-- Start of GIVEN INFORMATION --
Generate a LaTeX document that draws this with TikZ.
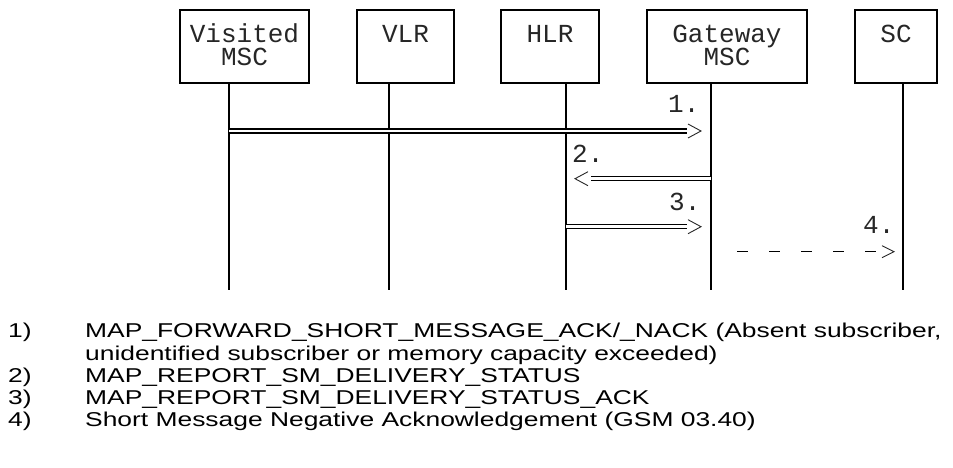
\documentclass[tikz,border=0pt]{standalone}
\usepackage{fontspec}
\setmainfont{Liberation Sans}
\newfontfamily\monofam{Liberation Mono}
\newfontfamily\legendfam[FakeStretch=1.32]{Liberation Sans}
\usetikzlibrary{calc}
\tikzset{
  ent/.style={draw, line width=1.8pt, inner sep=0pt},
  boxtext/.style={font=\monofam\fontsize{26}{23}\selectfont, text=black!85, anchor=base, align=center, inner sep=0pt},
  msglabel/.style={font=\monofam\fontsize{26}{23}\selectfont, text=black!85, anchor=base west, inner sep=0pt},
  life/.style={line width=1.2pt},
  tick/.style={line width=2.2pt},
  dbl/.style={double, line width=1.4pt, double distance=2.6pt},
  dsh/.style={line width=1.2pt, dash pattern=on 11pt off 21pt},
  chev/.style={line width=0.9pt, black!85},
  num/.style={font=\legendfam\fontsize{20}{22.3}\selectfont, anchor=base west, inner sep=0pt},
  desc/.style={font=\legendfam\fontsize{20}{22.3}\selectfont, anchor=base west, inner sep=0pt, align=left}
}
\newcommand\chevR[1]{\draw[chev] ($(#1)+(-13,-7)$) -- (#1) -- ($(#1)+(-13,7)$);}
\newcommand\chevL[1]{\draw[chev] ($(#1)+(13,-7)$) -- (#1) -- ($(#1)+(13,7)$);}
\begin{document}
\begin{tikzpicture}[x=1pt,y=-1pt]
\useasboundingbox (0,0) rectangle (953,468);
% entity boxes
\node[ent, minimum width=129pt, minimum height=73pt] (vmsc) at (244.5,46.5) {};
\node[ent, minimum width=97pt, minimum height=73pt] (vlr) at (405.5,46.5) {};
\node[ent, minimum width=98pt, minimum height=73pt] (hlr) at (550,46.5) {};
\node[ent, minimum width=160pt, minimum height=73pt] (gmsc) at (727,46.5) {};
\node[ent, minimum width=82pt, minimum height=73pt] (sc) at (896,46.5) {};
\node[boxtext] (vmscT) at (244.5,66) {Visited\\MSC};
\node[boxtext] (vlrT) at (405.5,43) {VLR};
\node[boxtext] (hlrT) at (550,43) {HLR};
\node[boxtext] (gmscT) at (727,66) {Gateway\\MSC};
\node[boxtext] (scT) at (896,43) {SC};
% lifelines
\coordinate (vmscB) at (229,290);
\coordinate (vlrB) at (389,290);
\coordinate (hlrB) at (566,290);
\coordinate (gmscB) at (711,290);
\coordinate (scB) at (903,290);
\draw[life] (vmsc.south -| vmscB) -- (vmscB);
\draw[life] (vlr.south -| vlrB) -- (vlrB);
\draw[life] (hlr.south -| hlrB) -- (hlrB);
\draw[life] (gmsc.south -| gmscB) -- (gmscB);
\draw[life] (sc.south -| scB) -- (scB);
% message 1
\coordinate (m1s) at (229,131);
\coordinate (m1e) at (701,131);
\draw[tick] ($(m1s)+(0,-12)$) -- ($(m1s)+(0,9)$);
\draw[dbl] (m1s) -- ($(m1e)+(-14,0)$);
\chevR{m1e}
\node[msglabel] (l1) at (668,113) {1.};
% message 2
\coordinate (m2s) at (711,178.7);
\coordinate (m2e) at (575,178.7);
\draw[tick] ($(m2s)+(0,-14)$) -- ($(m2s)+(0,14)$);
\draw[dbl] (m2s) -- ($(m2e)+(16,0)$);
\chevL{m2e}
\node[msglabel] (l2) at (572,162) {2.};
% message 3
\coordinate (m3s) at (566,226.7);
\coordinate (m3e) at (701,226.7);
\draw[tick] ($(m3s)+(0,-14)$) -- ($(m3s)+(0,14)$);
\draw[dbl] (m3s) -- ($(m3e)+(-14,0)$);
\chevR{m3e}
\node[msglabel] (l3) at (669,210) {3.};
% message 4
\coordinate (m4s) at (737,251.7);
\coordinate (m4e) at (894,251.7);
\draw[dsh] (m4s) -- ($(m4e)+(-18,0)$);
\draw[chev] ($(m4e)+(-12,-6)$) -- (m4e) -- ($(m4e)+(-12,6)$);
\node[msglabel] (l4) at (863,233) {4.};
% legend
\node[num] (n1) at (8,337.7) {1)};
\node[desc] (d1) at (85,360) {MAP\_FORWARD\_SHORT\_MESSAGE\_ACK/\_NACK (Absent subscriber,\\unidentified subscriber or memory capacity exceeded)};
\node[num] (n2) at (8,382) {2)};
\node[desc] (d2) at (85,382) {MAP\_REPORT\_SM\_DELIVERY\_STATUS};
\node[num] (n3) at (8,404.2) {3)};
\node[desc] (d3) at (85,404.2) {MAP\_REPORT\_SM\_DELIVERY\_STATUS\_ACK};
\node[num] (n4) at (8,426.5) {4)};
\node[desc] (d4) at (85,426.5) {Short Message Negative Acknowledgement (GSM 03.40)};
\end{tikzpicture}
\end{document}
-- End of GIVEN INFORMATION --
• **WHAT TO WORK ON**
Copy the material above exactly and drop the pictures.

• **EXERCISE OUTPUT**
Generate a LaTeX document that draws this with TikZ.
\documentclass[tikz,border=0pt]{standalone}
\usepackage{fontspec}
\setmainfont{Liberation Sans}
\newfontfamily\monofam{Liberation Mono}
\newfontfamily\legendfam[FakeStretch=1.32]{Liberation Sans}
\usetikzlibrary{calc}
\tikzset{
  ent/.style={draw, line width=1.8pt, inner sep=0pt},
  boxtext/.style={font=\monofam\fontsize{26}{23}\selectfont, text=black!85, anchor=base, align=center, inner sep=0pt},
  msglabel/.style={font=\monofam\fontsize{26}{23}\selectfont, text=black!85, anchor=base west, inner sep=0pt},
  life/.style={line width=1.2pt},
  tick/.style={line width=2.2pt},
  dbl/.style={double, line width=1.4pt, double distance=2.6pt},
  dsh/.style={line width=1.2pt, dash pattern=on 11pt off 21pt},
  chev/.style={line width=0.9pt, black!85},
  num/.style={font=\legendfam\fontsize{20}{22.3}\selectfont, anchor=base west, inner sep=0pt},
  desc/.style={font=\legendfam\fontsize{20}{22.3}\selectfont, anchor=base west, inner sep=0pt, align=left}
}
\newcommand\chevR[1]{\draw[chev] ($(#1)+(-13,-7)$) -- (#1) -- ($(#1)+(-13,7)$);}
\newcommand\chevL[1]{\draw[chev] ($(#1)+(13,-7)$) -- (#1) -- ($(#1)+(13,7)$);}
\begin{document}
\begin{tikzpicture}[x=1pt,y=-1pt]
\useasboundingbox (0,0) rectangle (953,468);
% entity boxes
\node[ent, minimum width=129pt, minimum height=73pt] (vmsc) at (244.5,46.5) {};
\node[ent, minimum width=97pt, minimum height=73pt] (vlr) at (405.5,46.5) {};
\node[ent, minimum width=98pt, minimum height=73pt] (hlr) at (550,46.5) {};
\node[ent, minimum width=160pt, minimum height=73pt] (gmsc) at (727,46.5) {};
\node[ent, minimum width=82pt, minimum height=73pt] (sc) at (896,46.5) {};
\node[boxtext] (vmscT) at (244.5,66) {Visited\\MSC};
\node[boxtext] (vlrT) at (405.5,43) {VLR};
\node[boxtext] (hlrT) at (550,43) {HLR};
\node[boxtext] (gmscT) at (727,66) {Gateway\\MSC};
\node[boxtext] (scT) at (896,43) {SC};
% lifelines
\coordinate (vmscB) at (229,290);
\coordinate (vlrB) at (389,290);
\coordinate (hlrB) at (566,290);
\coordinate (gmscB) at (711,290);
\coordinate (scB) at (903,290);
\draw[life] (vmsc.south -| vmscB) -- (vmscB);
\draw[life] (vlr.south -| vlrB) -- (vlrB);
\draw[life] (hlr.south -| hlrB) -- (hlrB);
\draw[life] (gmsc.south -| gmscB) -- (gmscB);
\draw[life] (sc.south -| scB) -- (scB);
% message 1
\coordinate (m1s) at (229,131);
\coordinate (m1e) at (701,131);
\draw[tick] ($(m1s)+(0,-12)$) -- ($(m1s)+(0,9)$);
\draw[dbl] (m1s) -- ($(m1e)+(-14,0)$);
\chevR{m1e}
\node[msglabel] (l1) at (668,113) {1.};
% message 2
\coordinate (m2s) at (711,178.7);
\coordinate (m2e) at (575,178.7);
\draw[tick] ($(m2s)+(0,-14)$) -- ($(m2s)+(0,14)$);
\draw[dbl] (m2s) -- ($(m2e)+(16,0)$);
\chevL{m2e}
\node[msglabel] (l2) at (572,162) {2.};
% message 3
\coordinate (m3s) at (566,226.7);
\coordinate (m3e) at (701,226.7);
\draw[tick] ($(m3s)+(0,-14)$) -- ($(m3s)+(0,14)$);
\draw[dbl] (m3s) -- ($(m3e)+(-14,0)$);
\chevR{m3e}
\node[msglabel] (l3) at (669,210) {3.};
% message 4
\coordinate (m4s) at (737,251.7);
\coordinate (m4e) at (894,251.7);
\draw[dsh] (m4s) -- ($(m4e)+(-18,0)$);
\draw[chev] ($(m4e)+(-12,-6)$) -- (m4e) -- ($(m4e)+(-12,6)$);
\node[msglabel] (l4) at (863,233) {4.};
% legend
\node[num] (n1) at (8,337.7) {1)};
\node[desc] (d1) at (85,360) {MAP\_FORWARD\_SHORT\_MESSAGE\_ACK/\_NACK (Absent subscriber,\\unidentified subscriber or memory capacity exceeded)};
\node[num] (n2) at (8,382) {2)};
\node[desc] (d2) at (85,382) {MAP\_REPORT\_SM\_DELIVERY\_STATUS};
\node[num] (n3) at (8,404.2) {3)};
\node[desc] (d3) at (85,404.2) {MAP\_REPORT\_SM\_DELIVERY\_STATUS\_ACK};
\node[num] (n4) at (8,426.5) {4)};
\node[desc] (d4) at (85,426.5) {Short Message Negative Acknowledgement (GSM 03.40)};
\end{tikzpicture}
\end{document}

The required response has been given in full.